We kept seeing cars loaded with bikes fly past us. Obviously, we were going about this all wrong!  We were such an oddity that some car passengers snapped photos of us as they whizzed by, but nobody stopped and offered us a ride.  (If anybody actually had offered us a ride, would we have taken it?  What can we say…We’re not proud.)

We had gone less than 5 miles and already we were running out of water again. We stopped at an unmanned information kiosk, ostensibly to look at the map, but really to rest again and to beg for water from some unsuspecting motorist.

A very kind Asian couple that spoke little English stopped to look at the roadside map and very generously refilled our water bottles once, and then again after we chugged them down in the time it took them to consider the map. They said they admired what we were doing, but we were questioning our own sanity as we continued inching our way up the mountain.

About 8 miles up, Julie completely ran out of steam. We pulled over, leaned our bikes against some road signs and she sat down on the side of the road for about 20 minutes. She wanted to eat and drink, but at the same time, she wanted to throw up. She forced herself to nibble on some snacks and sip some water. Then Mark pulled out the emergency rations (chocolate) and Julie began to revive.  Eventually, she recovered enough to get back on the bike and keep on climbing.

Luckily, and unbeknownst to us at that moment, we were nearly at the top. We struggled up and around one more switch back, and we crested this infernal mountain! And then we coasted about a mile down the back side of the peak to Mazama Village, the campground area at the base of Crater Lake.

After scarfing down possibly the best lunch of our lives at the national park restaurant, we paid for our camp spot, and unloaded our bikes, storing everything in the large bear box. It was late afternoon and we were completely exhausted. Unfortunately for us, Mazama Village is seven miles and 1100 feet below the rim. We could barely stumble into camp; there was no way we were going to be able to climb yet another mountain that day.

But, Julie was dead set on getting an official “Ride the Rim” pin. Yes, we know that it’s meant for people who have actually ridden around the rim of Crater Lake, but that’s only 33 miles, and we had ridden over 80 just to get there. Hadn’t we earned it? We thought so! Besides, we planned to ride the rim later in the week, so it wasn’t really cheating, was it? We’re so glad you agree.

So we and our unloaded bicycles hitched a ride with one of the many trucks carrying cyclists and their bicycles up to the rim of Crater Lake.

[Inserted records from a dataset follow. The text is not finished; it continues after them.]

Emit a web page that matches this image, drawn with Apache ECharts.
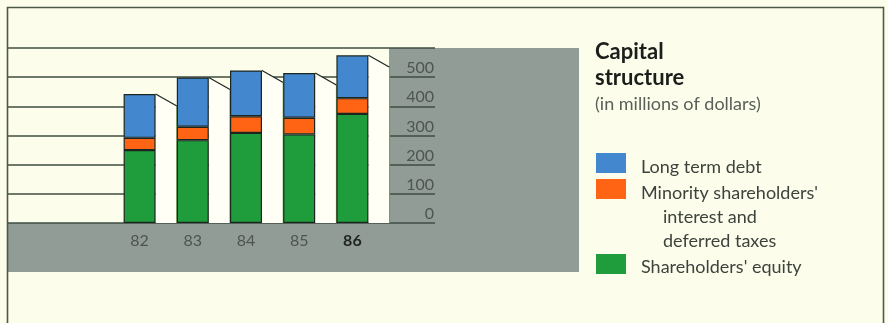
<!DOCTYPE html>
<html>
<head>
<meta charset="utf-8">
<script src="https://cdn.jsdelivr.net/npm/echarts@6/dist/echarts.min.js"></script>
<style>
  html, body { margin: 0; padding: 0; background: #fdfdec; }
  #chart { width: 888px; height: 323px; }
</style>
</head>
<body>
<div id="chart"></div>
<script>
// capital structure, in millions of dollars
var years = ['82', '83', '84', '85', '86'];
var equity = [250, 284, 309, 304, 374];
var minority = [42, 46, 57, 57, 54];
var debt = [150, 169, 157, 153, 147];
var yTicks = [0, 100, 200, 300, 400, 500];

var names = ['Long term debt', "Minority shareholders'", "Shareholders' equity"];
var colors = ['#4387cf', '#ff6414', '#1f9c3c'];

var totals = years.map(function (y, i) {
    return [i, equity[i] + minority[i] + debt[i]];
});

var chart = echarts.init(document.getElementById('chart'));

var font = 'Lato, "Open Sans", sans-serif';
var BAR_W = 32;

function renderSide(params, api) {
    var idx = api.value(0);
    var top = api.coord([idx, api.value(1)]);
    var base = api.coord([idx, 0]);
    var band = api.size([1, 0])[0];
    var x0 = top[0] + BAR_W / 2;
    var x1 = top[0] + band - BAR_W / 2;
    var drop = 12;
    return {
        type: 'group',
        children: [{
            type: 'polygon',
            shape: { points: [[x0, top[1]], [x1, top[1] + drop], [x1, base[1]], [x0, base[1]]] },
            style: { fill: '#fffff6' }
        }, {
            type: 'line',
            shape: { x1: x0, y1: top[1], x2: x1, y2: top[1] + drop },
            style: { stroke: '#1c2620', lineWidth: 1.2 }
        }, {
            type: 'line',
            shape: { x1: x1, y1: top[1] + drop, x2: x1, y2: base[1] },
            style: { stroke: '#6f9a48', lineWidth: 1 }
        }]
    };
}

var legendItems = [];
var legendTops = [153, 179, 254];
legendTops.forEach(function (t, i) {
    legendItems.push({
        type: 'rect', left: 596, top: t, z: 5,
        shape: { width: 30, height: 20 },
        style: { fill: colors[i] }
    });
});
var legendLines = [
    [641, 167, names[0]],
    [641, 193, names[1]],
    [663, 217, 'interest and'],
    [663, 241, 'deferred taxes'],
    [641, 267, names[2]]
];
legendLines.forEach(function (l) {
    legendItems.push({
        type: 'text', x: l[0], y: l[1], z: 5,
        style: { text: l[2], fill: '#3c423c', font: '18px ' + font, verticalAlign: 'middle' }
    });
});

var option = {
    backgroundColor: '#fdfdec',
    animation: false,
    grid: [
        { left: 7, right: 453, top: 48, bottom: 100 },
        { left: 113, right: 509, top: 48, bottom: 100 }
    ],
    xAxis: [
        { gridIndex: 0, type: 'category', data: ['a'], show: false },
        {
            gridIndex: 1, type: 'category', data: years,
            axisLine: { show: false }, axisTick: { show: false },
            axisLabel: {
                interval: 0, hideOverlap: false,
                margin: 10, fontSize: 16, fontFamily: font, color: '#4c554f',
                formatter: function (v) { return v === '86' ? '{b|' + v + '}' : v; },
                rich: { b: { fontWeight: 'bold', color: '#1f2420', fontSize: 16, fontFamily: font } }
            }
        }
    ],
    yAxis: [
        {
            gridIndex: 0, type: 'value', position: 'right', min: 0, max: 600, interval: 100,
            axisLine: { show: false }, axisTick: { show: false },
            splitLine: { lineStyle: { color: '#3e4c42', width: 1.5 } },
            axisLabel: {
                inside: true, margin: 1, fontSize: 16, fontFamily: font, color: '#4c554f',
                verticalAlign: 'bottom', padding: [0, 0, 1, 0],
                formatter: function (v) { return yTicks.indexOf(v) >= 0 ? String(v) : ''; }
            }
        },
        { gridIndex: 1, type: 'value', min: 0, max: 600, show: false }
    ],
    graphic: [
        { type: 'rect', z: -10, shape: { x: 389, y: 48, width: 190, height: 224 }, style: { fill: '#929c96' } },
        { type: 'rect', z: -10, shape: { x: 7, y: 223, width: 382, height: 49 }, style: { fill: '#929c96' } },
        { type: 'rect', z: 10, shape: { x: 7.5, y: 7.5, width: 876, height: 330 }, style: { fill: null, stroke: '#4b5a48', lineWidth: 1.6 } },
        { type: 'text', x: 595, y: 52, z: 5, style: { text: 'Capital', fill: '#1b1f1b', font: 'bold 22px ' + font, verticalAlign: 'middle' } },
        { type: 'text', x: 595, y: 78, z: 5, style: { text: 'structure', fill: '#1b1f1b', font: 'bold 22px ' + font, verticalAlign: 'middle' } },
        { type: 'text', x: 595, y: 104, z: 5, style: { text: '(in millions of dollars)', fill: '#596059', font: '18px ' + font, verticalAlign: 'middle' } }
    ].concat(legendItems),
    series: [
        {
            name: names[2], type: 'bar', stack: 'cap', xAxisIndex: 1, yAxisIndex: 1,
            barWidth: BAR_W, data: equity,
            itemStyle: { color: colors[2], borderColor: '#1c2620', borderWidth: 1.2 }
        },
        {
            name: names[1], type: 'bar', stack: 'cap', xAxisIndex: 1, yAxisIndex: 1,
            barWidth: BAR_W, data: minority,
            itemStyle: { color: colors[1], borderColor: '#1c2620', borderWidth: 1.2 }
        },
        {
            name: names[0], type: 'bar', stack: 'cap', xAxisIndex: 1, yAxisIndex: 1,
            barWidth: BAR_W, data: debt,
            itemStyle: { color: colors[0], borderColor: '#1c2620', borderWidth: 1.2 }
        },
        {
            type: 'custom', xAxisIndex: 1, yAxisIndex: 1,
            renderItem: renderSide, data: totals, silent: true
        }
    ]
};

chart.setOption(option);
</script>
</body>
</html>
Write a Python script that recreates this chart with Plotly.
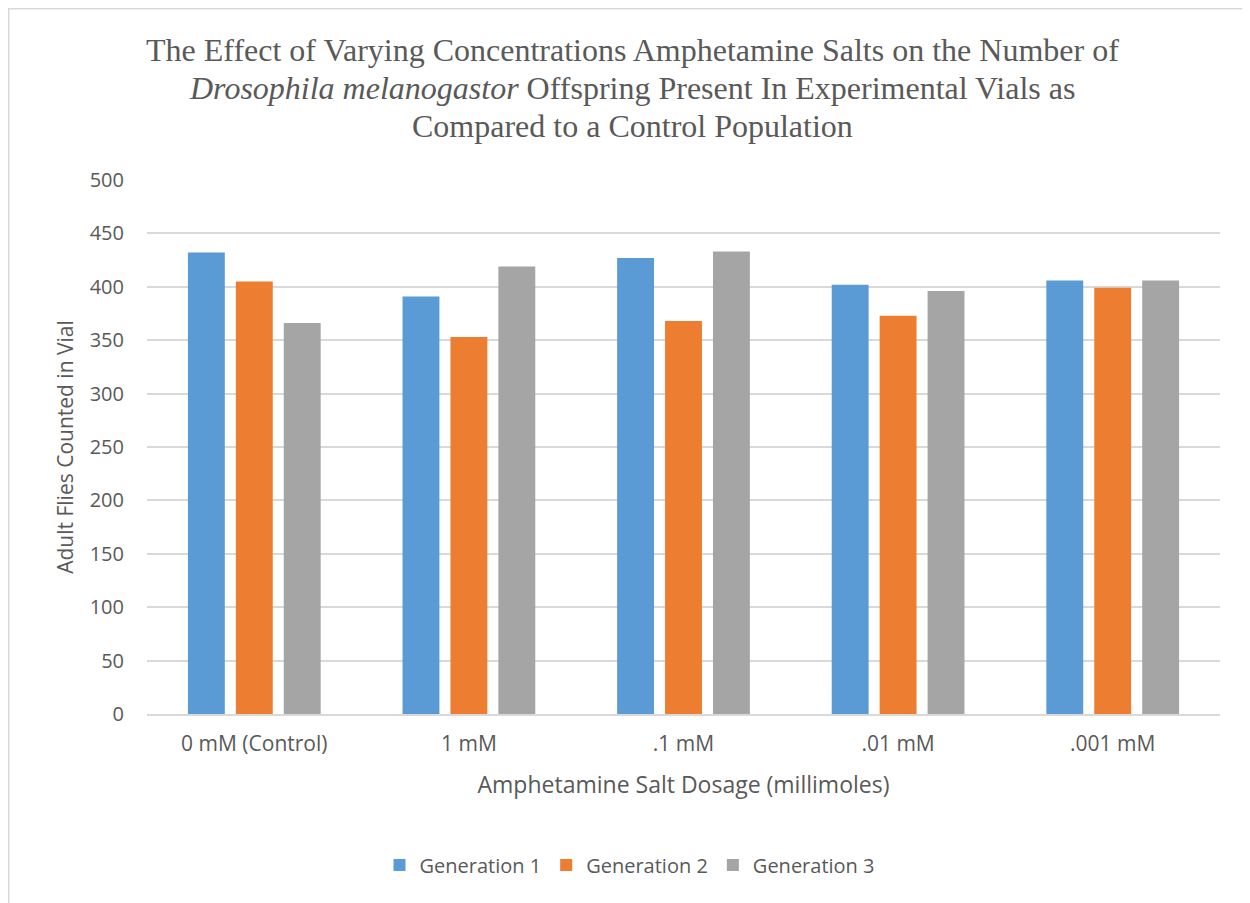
import plotly.graph_objects as go

categories = ["0 mM (Control)", "1 mM", ".1 mM", ".01 mM", ".001 mM"]
gen1 = [432, 391, 427, 402, 406]
gen2 = [405, 353, 368, 373, 399]
gen3 = [366, 419, 433, 396, 406]
series_names = ["Generation 1", "Generation 2", "Generation 3"]
colors = ["#5B9BD5", "#ED7D31", "#A5A5A5"]
y_ticks = [0, 50, 100, 150, 200, 250, 300, 350, 400, 450, 500]
title_lines = [
    "The Effect of Varying Concentrations Amphetamine Salts on the Number of",
    "<i>Drosophila melanogastor</i> Offspring Present In Experimental Vials as",
    "Compared to a Control Population",
]

# page has an 8px body margin, so the figure is drawn 8px smaller
W, H = 1242, 895
L, R, T, B = 139, 30, 172, 189
PW, PH = W - L - R, H - T - B

def px_x(x):
    return (x - L) / PW

def px_y(y):
    return (H - B - y) / PH

fig = go.Figure()
for name, vals, c in zip(series_names, [gen1, gen2, gen3], colors):
    fig.add_trace(go.Bar(x=categories, y=vals, name=name, marker=dict(color=c, line=dict(width=0))))

TEXT = "#595959"
SANS = "Open Sans, Liberation Sans, sans-serif"
SERIF = "Liberation Serif, Times New Roman, serif"

annotations = []
for i, line in enumerate(title_lines):
    annotations.append(dict(
        text=line, xref="paper", yref="paper", x=px_x(624), y=px_y(42 + 38 * i),
        xanchor="center", yanchor="middle", showarrow=False,
        font=dict(family=SERIF, size=32, color=TEXT),
    ))

fig.update_layout(
    width=W, height=H,
    margin=dict(l=L, r=R, t=T, b=B, autoexpand=False),
    paper_bgcolor="white", plot_bgcolor="white",
    barmode="group", bargap=0.33, bargroupgap=0.23,
    font=dict(family=SANS, color=TEXT, size=20),
    annotations=annotations,
    xaxis=dict(
        showgrid=False, showline=True, linecolor="#D9D9D9", linewidth=1.5,
        ticks="", tickfont=dict(size=21, color=TEXT), ticklabelstandoff=10,
        title=dict(text="Amphetamine Salt Dosage (millimoles)", font=dict(size=23, color=TEXT), standoff=21),
    ),
    yaxis=dict(
        range=[0, 500], tickvals=y_ticks, showgrid=True, gridcolor="#D9D9D9", gridwidth=1.5,
        zeroline=False, showline=False, ticks="", ticklabelstandoff=22,
        tickfont=dict(size=20, color=TEXT),
        title=dict(text="Adult Flies Counted in Vial", font=dict(size=21, color=TEXT), standoff=10),
    ),
    legend=dict(
        orientation="h", x=622 / W, xanchor="center", xref="container",
        y=1 - 857 / H, yanchor="middle", yref="container",
        font=dict(size=20, color=TEXT), itemwidth=30, traceorder="normal",
    ),
    shapes=[dict(
        type="rect", xref="paper", yref="paper",
        x0=px_x(0.75), x1=px_x(W + 10),
        y0=px_y(H + 10), y1=px_y(0.75),
        line=dict(color="#D9D9D9", width=1.5), fillcolor="rgba(0,0,0,0)", layer="below",
    )],
)

fig.write_html("out.html")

Mark enjoying the spectacular view of Crater Lake
Mark enjoying the spectacular view of Crater Lake
Our unloaded bikes enjoying the view
A hard-earned ‘Ride the Rim’ lapel pin

We spent a few minutes fighting the crowds and trying to appreciate the gorgeous view, but we were sooooo tired! We turned around and coasted halfway down the mountain to the Visitor’s Center, where Ride the Rim volunteers registered us and gave us our hard-earned pins! (They, too, agreed that we’d earned them.) And then we coasted the rest of the way back down to the campground, where we found all our belongings still in the bear box, just as we’d left them.

Today’s mileage: 20 miles


2 thoughts on ““Ride the Rim” Pin”

  1. On a bicycle trip in Italy I was so tired after 2 days I actually hitch-hiked with my bike from Grossetto to Florence. How humiliating!!

    1. Not humiliating at all! I totally get it! If I had tried to do this by myself, I don’t know if I’d have made it even one day! It is so challenging – mentally, physically, and emotionally – that even having tried it on your own is a feat in itself. You should be proud of what you accomplished!